- [TO BE DONE]: Drop every picture, then transcribe the remaining data exactly.

═══

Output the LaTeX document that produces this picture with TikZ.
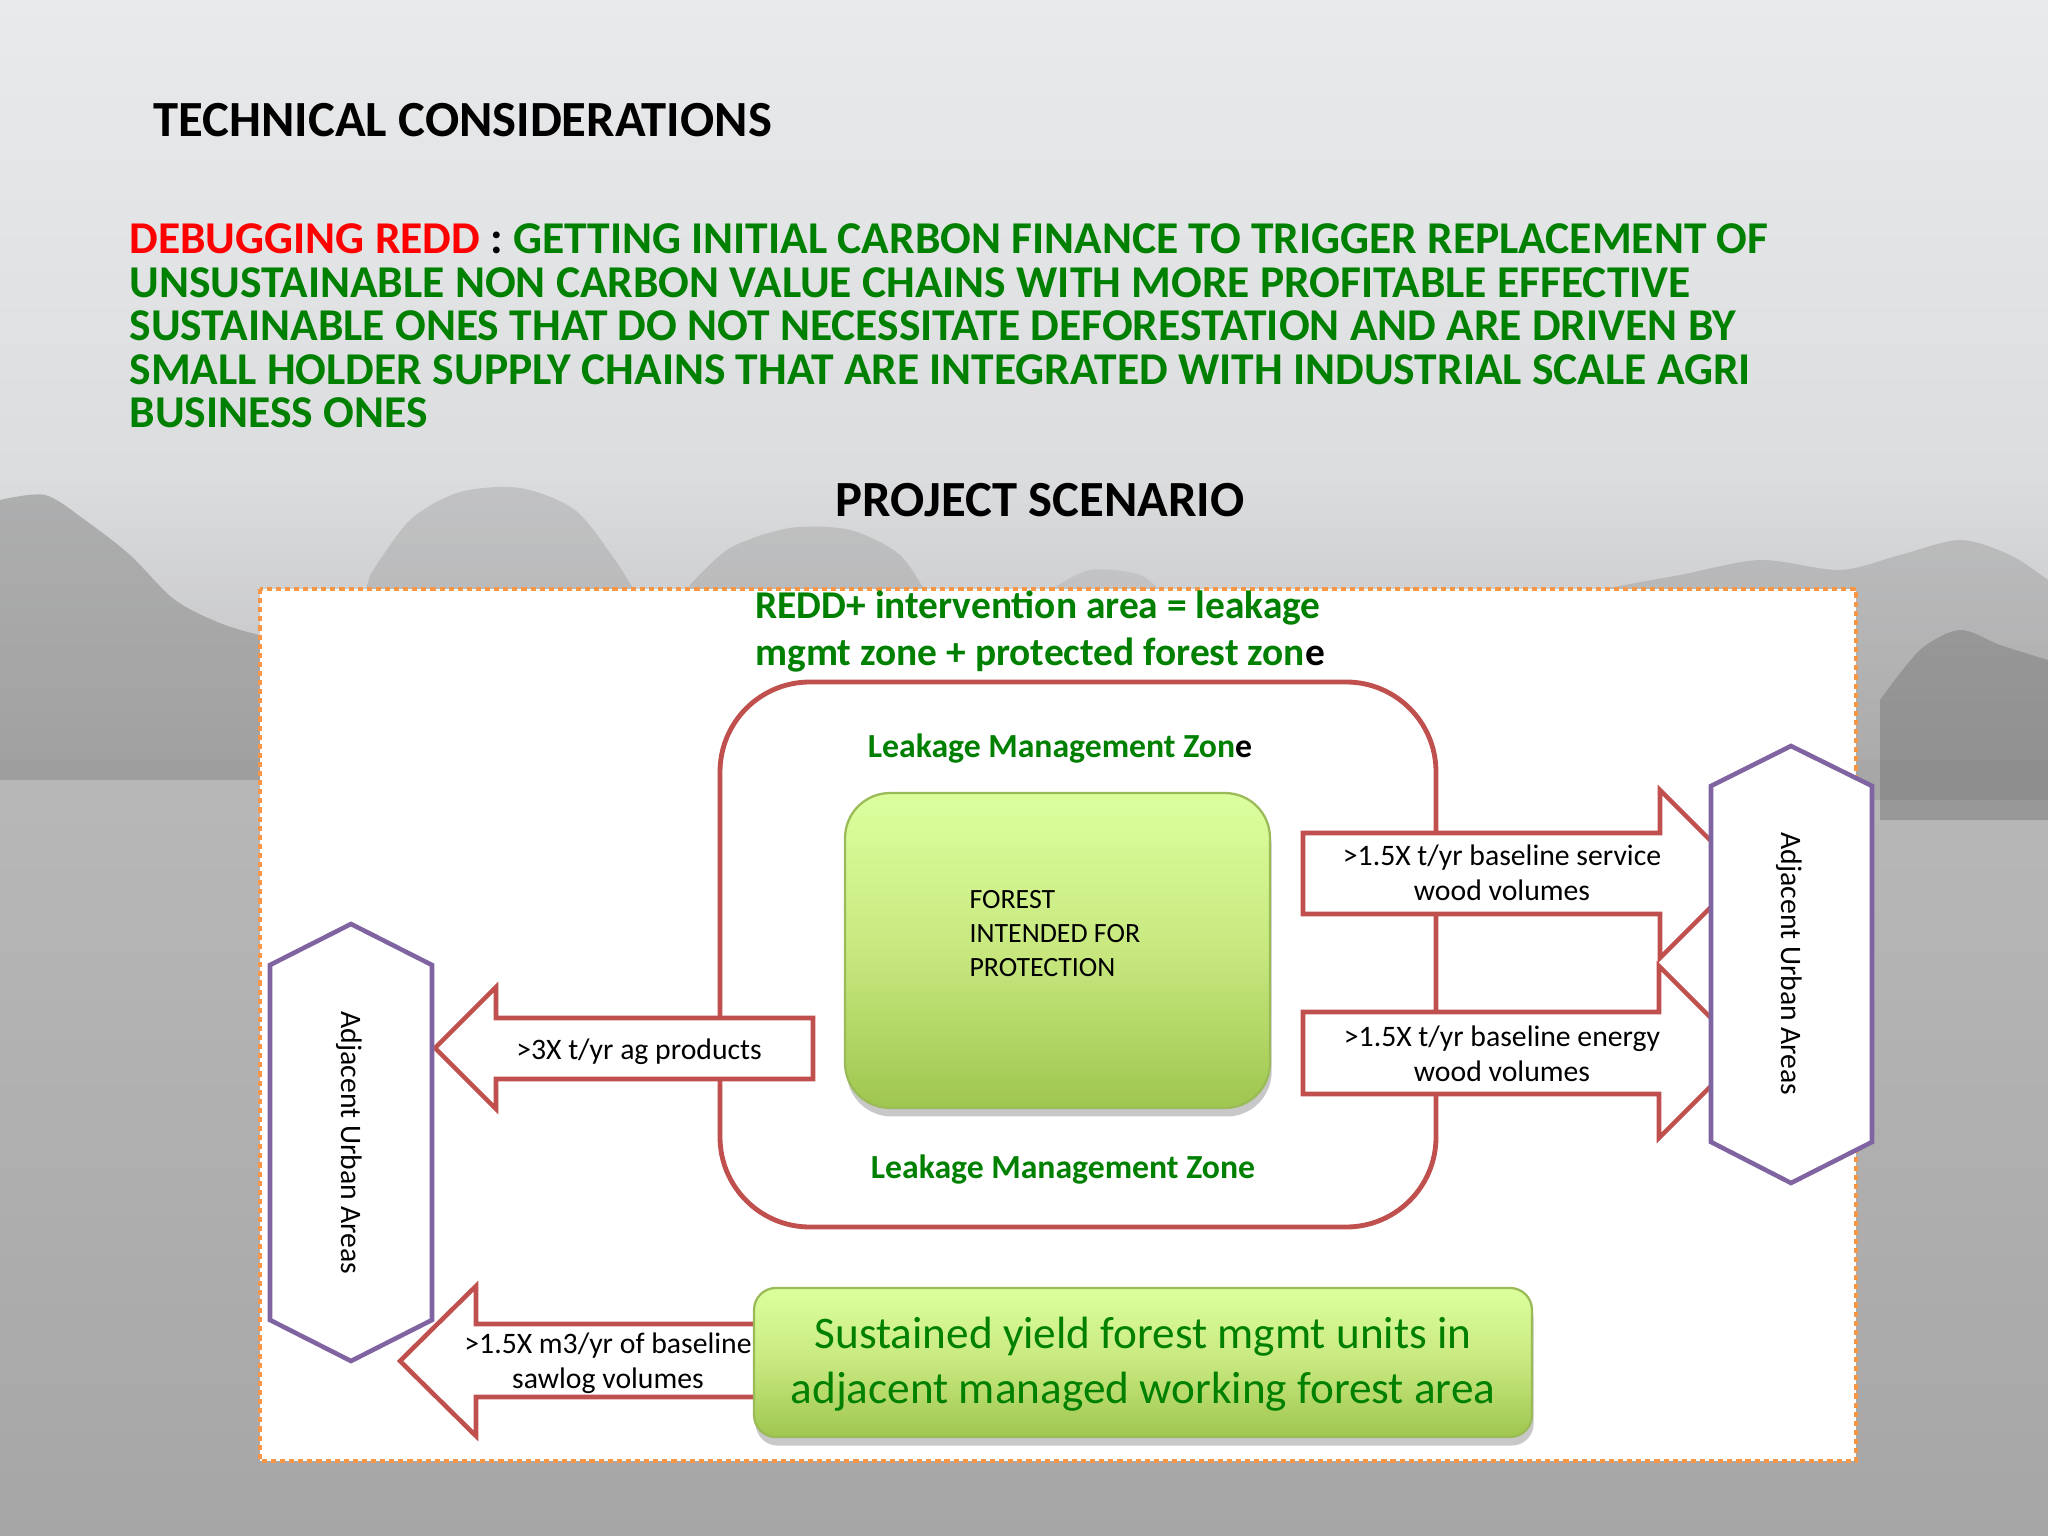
\documentclass[tikz,border=0pt]{standalone}
\usepackage{fontspec}
\setmainfont{Carlito}
\usetikzlibrary{shadows}
\definecolor{redc}{HTML}{C0504D}
\definecolor{purc}{HTML}{8064A2}
\definecolor{grn}{HTML}{008000}
\definecolor{orng}{HTML}{F79646}
\definecolor{boxtop}{HTML}{DCFF9E}
\definecolor{boxmid}{HTML}{C8E87F}
\definecolor{boxbot}{HTML}{9FC64F}
\definecolor{boxline}{HTML}{9BBB59}
\definecolor{bgA}{HTML}{E9EAEC}
\definecolor{bgB}{HTML}{DCDDDF}
\definecolor{bgC}{HTML}{BEBEBF}
\definecolor{bgD}{HTML}{B8B8B8}
\definecolor{bgE}{HTML}{A6A6A6}
\definecolor{treec}{HTML}{8A8A8A}
\newcommand{\fsz}[2]{\fontsize{#1}{#2}\selectfont}
\begin{document}
\begin{tikzpicture}[x=0.3515625pt,y=-0.3515625pt,
  redline/.style={draw=redc, line width=1.7pt},
  arrowshape/.style={draw=redc, line width=1.6pt, fill=white, line join=miter},
  hexshape/.style={draw=purc, line width=1.6pt, fill=white, line join=miter},
  gbox/.style={draw=boxline, line width=0.8pt, top color=boxtop, bottom color=boxbot, middle color=boxmid,
    drop shadow={shadow xshift=0.6pt, shadow yshift=-3pt, opacity=.3, fill=black!70}},
  txt/.style={inner sep=0pt, text=black},
  frame/.style={draw=orng, line width=1.6pt, dash pattern=on 1.8pt off 1.4pt, fill=white}]
\useasboundingbox (0,0) rectangle (2048,1536);
% background
\shade[top color=bgA,bottom color=bgB] (0,0) rectangle (2048,470);
\shade[top color=bgB,bottom color=bgC] (0,470) rectangle (2048,760);
\shade[top color=bgD,bottom color=bgE] (0,760) rectangle (2048,1536);
\fill[treec,opacity=.55] (0,780) -- plot[smooth] coordinates {(0,500) (45,495) (85,520) (130,555) (175,600) (225,625) (280,640) (330,650)} -- (330,780) -- cycle;
\fill[treec,opacity=.3] (360,610) -- plot[smooth] coordinates {(370,575) (410,520) (460,492) (520,488) (575,510) (615,560) (640,600)} -- cycle;
\fill[treec,opacity=.3] (680,610) -- plot[smooth] coordinates {(690,585) (730,548) (790,528) (850,530) (900,555) (930,600)} -- cycle;
\fill[treec,opacity=.2] (1040,610) -- plot[smooth] coordinates {(1050,590) (1090,570) (1140,575) (1170,600)} -- cycle;
\fill[treec,opacity=.35] (1450,800) -- plot[smooth] coordinates {(1470,640) (1530,610) (1600,590) (1680,575) (1760,560) (1840,570) (1900,555) (1960,540) (2010,555) (2048,580)} -- (2048,800) -- cycle;
\fill[treec!70!black,opacity=.35] (1880,820) -- plot[smooth] coordinates {(1880,700) (1920,650) (1960,630) (2000,645) (2048,660)} -- (2048,820) -- cycle;
% titles
\node[txt, anchor=base west, font=\bfseries\fsz{17.8}{21}] (title) at (153,137) {TECHNICAL CONSIDERATIONS};
\node[txt, anchor=base west, align=left, text=grn, font=\bfseries\fsz{16.0}{15.3}] (para) at (129,428)
 {\textcolor{red}{DEBUGGING REDD} \textcolor{black}{:} GETTING INITIAL CARBON FINANCE TO TRIGGER REPLACEMENT OF\\
  UNSUSTAINABLE NON CARBON VALUE CHAINS WITH MORE PROFITABLE EFFECTIVE\\
  SUSTAINABLE ONES THAT DO NOT NECESSITATE DEFORESTATION AND ARE DRIVEN BY\\
  SMALL HOLDER SUPPLY CHAINS THAT ARE INTEGRATED WITH INDUSTRIAL SCALE AGRI\\
  BUSINESS ONES};
\node[txt, anchor=base, font=\bfseries\fsz{17.8}{21}] (scen) at (1040,517) {PROJECT SCENARIO};
% frame
\draw[frame] (260,589) rectangle (1856,1461);
\node[txt, anchor=base west, align=left, text=grn, font=\bfseries\fsz{13.85}{16.2}] (redd) at (755,665)
 {REDD+ intervention area = leakage\\mgmt zone + protected forest zon\textcolor{black}{e}};
% leakage zone
\draw[redline, rounded corners=31.6pt] (720,682) rectangle (1436,1227);
\node[txt, anchor=base, text=grn, font=\bfseries\fsz{11.85}{14}] (lmz1) at (1060,757) {Leakage Management Zon\textcolor{black}{e}};
\node[txt, anchor=base, text=grn, font=\bfseries\fsz{11.85}{14}] (lmz2) at (1063,1178) {Leakage Management Zone};
% arrows
\draw[arrowshape] (813,1018) -- (496,1018) -- (496,987) -- (435,1048) -- (496,1109) -- (496,1079) -- (813,1079) -- cycle;
\draw[arrowshape] (800,1324) -- (476,1324) -- (476,1286) -- (400,1361) -- (476,1436) -- (476,1397) -- (800,1397) -- cycle;
\draw[arrowshape] (1303,833) -- (1660,833) -- (1660,790) -- (1744,874) -- (1660,958) -- (1660,914) -- (1303,914) -- cycle;
\draw[arrowshape] (1303,1012) -- (1659,1012) -- (1659,966) -- (1745,1052) -- (1659,1138) -- (1659,1094) -- (1303,1094) -- cycle;
% hexagons
\draw[hexshape] (351,924) -- (432,965) -- (432,1320) -- (351,1361) -- (270,1320) -- (270,965) -- cycle;
\draw[hexshape] (1791,746) -- (1872,786) -- (1872,1142) -- (1791,1183) -- (1711,1142) -- (1711,786) -- cycle;
\node[txt, rotate=-90, font=\fsz{10.45}{12.5}] (urbL) at (349,1143) {Adjacent Urban Areas};
\node[txt, rotate=-90, font=\fsz{10.45}{12.5}] (urbR) at (1789,964) {Adjacent Urban Areas};
% arrow labels
\node[txt, anchor=base, font=\fsz{10.45}{12.5}] (ag) at (639,1059) {>3X t/yr ag products};
\node[txt, anchor=base, align=center, font=\fsz{10.45}{12.3}] (saw) at (608,1388) {>1.5X m3/yr of baseline\\sawlog volumes};
\node[txt, anchor=base, align=center, font=\fsz{10.45}{12.3}] (serv) at (1502,900.5) {>1.5X t/yr baseline service\\wood volumes};
\node[txt, anchor=base, align=center, font=\fsz{10.45}{12.3}] (energy) at (1502,1081) {>1.5X t/yr baseline energy\\wood volumes};
% green boxes
\node[gbox, rounded corners=15.8pt, minimum width=149.4pt, minimum height=110.7pt, inner sep=0pt] (forestbox) at (1057.5,950.5) {};
\node[txt, anchor=base west, align=left, font=\fsz{9.8}{11.8}] (foresttxt) at (969,976) {FOREST\\INTENDED FOR\\PROTECTION};
\node[gbox, rounded corners=7.7pt, minimum width=273.5pt, minimum height=52.4pt, inner sep=0pt] (sybox) at (1143,1362.5) {};
\node[txt, anchor=base, align=center, text=grn, font=\fsz{15.9}{19.3}] (sytxt) at (1143,1403) {Sustained yield forest mgmt units in\\adjacent managed working forest area};
\end{tikzpicture}
\end{document}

═══

- [THE SOLUTION]:
Output the LaTeX document that produces this picture with TikZ.
\documentclass[tikz,border=0pt]{standalone}
\usepackage{fontspec}
\setmainfont{Carlito}
\usetikzlibrary{shadows}
\definecolor{redc}{HTML}{C0504D}
\definecolor{purc}{HTML}{8064A2}
\definecolor{grn}{HTML}{008000}
\definecolor{orng}{HTML}{F79646}
\definecolor{boxtop}{HTML}{DCFF9E}
\definecolor{boxmid}{HTML}{C8E87F}
\definecolor{boxbot}{HTML}{9FC64F}
\definecolor{boxline}{HTML}{9BBB59}
\definecolor{bgA}{HTML}{E9EAEC}
\definecolor{bgB}{HTML}{DCDDDF}
\definecolor{bgC}{HTML}{BEBEBF}
\definecolor{bgD}{HTML}{B8B8B8}
\definecolor{bgE}{HTML}{A6A6A6}
\definecolor{treec}{HTML}{8A8A8A}
\newcommand{\fsz}[2]{\fontsize{#1}{#2}\selectfont}
\begin{document}
\begin{tikzpicture}[x=0.3515625pt,y=-0.3515625pt,
  redline/.style={draw=redc, line width=1.7pt},
  arrowshape/.style={draw=redc, line width=1.6pt, fill=white, line join=miter},
  hexshape/.style={draw=purc, line width=1.6pt, fill=white, line join=miter},
  gbox/.style={draw=boxline, line width=0.8pt, top color=boxtop, bottom color=boxbot, middle color=boxmid,
    drop shadow={shadow xshift=0.6pt, shadow yshift=-3pt, opacity=.3, fill=black!70}},
  txt/.style={inner sep=0pt, text=black},
  frame/.style={draw=orng, line width=1.6pt, dash pattern=on 1.8pt off 1.4pt, fill=white}]
\useasboundingbox (0,0) rectangle (2048,1536);
% background
\shade[top color=bgA,bottom color=bgB] (0,0) rectangle (2048,470);
\shade[top color=bgB,bottom color=bgC] (0,470) rectangle (2048,760);
\shade[top color=bgD,bottom color=bgE] (0,760) rectangle (2048,1536);
\fill[treec,opacity=.55] (0,780) -- plot[smooth] coordinates {(0,500) (45,495) (85,520) (130,555) (175,600) (225,625) (280,640) (330,650)} -- (330,780) -- cycle;
\fill[treec,opacity=.3] (360,610) -- plot[smooth] coordinates {(370,575) (410,520) (460,492) (520,488) (575,510) (615,560) (640,600)} -- cycle;
\fill[treec,opacity=.3] (680,610) -- plot[smooth] coordinates {(690,585) (730,548) (790,528) (850,530) (900,555) (930,600)} -- cycle;
\fill[treec,opacity=.2] (1040,610) -- plot[smooth] coordinates {(1050,590) (1090,570) (1140,575) (1170,600)} -- cycle;
\fill[treec,opacity=.35] (1450,800) -- plot[smooth] coordinates {(1470,640) (1530,610) (1600,590) (1680,575) (1760,560) (1840,570) (1900,555) (1960,540) (2010,555) (2048,580)} -- (2048,800) -- cycle;
\fill[treec!70!black,opacity=.35] (1880,820) -- plot[smooth] coordinates {(1880,700) (1920,650) (1960,630) (2000,645) (2048,660)} -- (2048,820) -- cycle;
% titles
\node[txt, anchor=base west, font=\bfseries\fsz{17.8}{21}] (title) at (153,137) {TECHNICAL CONSIDERATIONS};
\node[txt, anchor=base west, align=left, text=grn, font=\bfseries\fsz{16.0}{15.3}] (para) at (129,428)
 {\textcolor{red}{DEBUGGING REDD} \textcolor{black}{:} GETTING INITIAL CARBON FINANCE TO TRIGGER REPLACEMENT OF\\
  UNSUSTAINABLE NON CARBON VALUE CHAINS WITH MORE PROFITABLE EFFECTIVE\\
  SUSTAINABLE ONES THAT DO NOT NECESSITATE DEFORESTATION AND ARE DRIVEN BY\\
  SMALL HOLDER SUPPLY CHAINS THAT ARE INTEGRATED WITH INDUSTRIAL SCALE AGRI\\
  BUSINESS ONES};
\node[txt, anchor=base, font=\bfseries\fsz{17.8}{21}] (scen) at (1040,517) {PROJECT SCENARIO};
% frame
\draw[frame] (260,589) rectangle (1856,1461);
\node[txt, anchor=base west, align=left, text=grn, font=\bfseries\fsz{13.85}{16.2}] (redd) at (755,665)
 {REDD+ intervention area = leakage\\mgmt zone + protected forest zon\textcolor{black}{e}};
% leakage zone
\draw[redline, rounded corners=31.6pt] (720,682) rectangle (1436,1227);
\node[txt, anchor=base, text=grn, font=\bfseries\fsz{11.85}{14}] (lmz1) at (1060,757) {Leakage Management Zon\textcolor{black}{e}};
\node[txt, anchor=base, text=grn, font=\bfseries\fsz{11.85}{14}] (lmz2) at (1063,1178) {Leakage Management Zone};
% arrows
\draw[arrowshape] (813,1018) -- (496,1018) -- (496,987) -- (435,1048) -- (496,1109) -- (496,1079) -- (813,1079) -- cycle;
\draw[arrowshape] (800,1324) -- (476,1324) -- (476,1286) -- (400,1361) -- (476,1436) -- (476,1397) -- (800,1397) -- cycle;
\draw[arrowshape] (1303,833) -- (1660,833) -- (1660,790) -- (1744,874) -- (1660,958) -- (1660,914) -- (1303,914) -- cycle;
\draw[arrowshape] (1303,1012) -- (1659,1012) -- (1659,966) -- (1745,1052) -- (1659,1138) -- (1659,1094) -- (1303,1094) -- cycle;
% hexagons
\draw[hexshape] (351,924) -- (432,965) -- (432,1320) -- (351,1361) -- (270,1320) -- (270,965) -- cycle;
\draw[hexshape] (1791,746) -- (1872,786) -- (1872,1142) -- (1791,1183) -- (1711,1142) -- (1711,786) -- cycle;
\node[txt, rotate=-90, font=\fsz{10.45}{12.5}] (urbL) at (349,1143) {Adjacent Urban Areas};
\node[txt, rotate=-90, font=\fsz{10.45}{12.5}] (urbR) at (1789,964) {Adjacent Urban Areas};
% arrow labels
\node[txt, anchor=base, font=\fsz{10.45}{12.5}] (ag) at (639,1059) {>3X t/yr ag products};
\node[txt, anchor=base, align=center, font=\fsz{10.45}{12.3}] (saw) at (608,1388) {>1.5X m3/yr of baseline\\sawlog volumes};
\node[txt, anchor=base, align=center, font=\fsz{10.45}{12.3}] (serv) at (1502,900.5) {>1.5X t/yr baseline service\\wood volumes};
\node[txt, anchor=base, align=center, font=\fsz{10.45}{12.3}] (energy) at (1502,1081) {>1.5X t/yr baseline energy\\wood volumes};
% green boxes
\node[gbox, rounded corners=15.8pt, minimum width=149.4pt, minimum height=110.7pt, inner sep=0pt] (forestbox) at (1057.5,950.5) {};
\node[txt, anchor=base west, align=left, font=\fsz{9.8}{11.8}] (foresttxt) at (969,976) {FOREST\\INTENDED FOR\\PROTECTION};
\node[gbox, rounded corners=7.7pt, minimum width=273.5pt, minimum height=52.4pt, inner sep=0pt] (sybox) at (1143,1362.5) {};
\node[txt, anchor=base, align=center, text=grn, font=\fsz{15.9}{19.3}] (sytxt) at (1143,1403) {Sustained yield forest mgmt units in\\adjacent managed working forest area};
\end{tikzpicture}
\end{document}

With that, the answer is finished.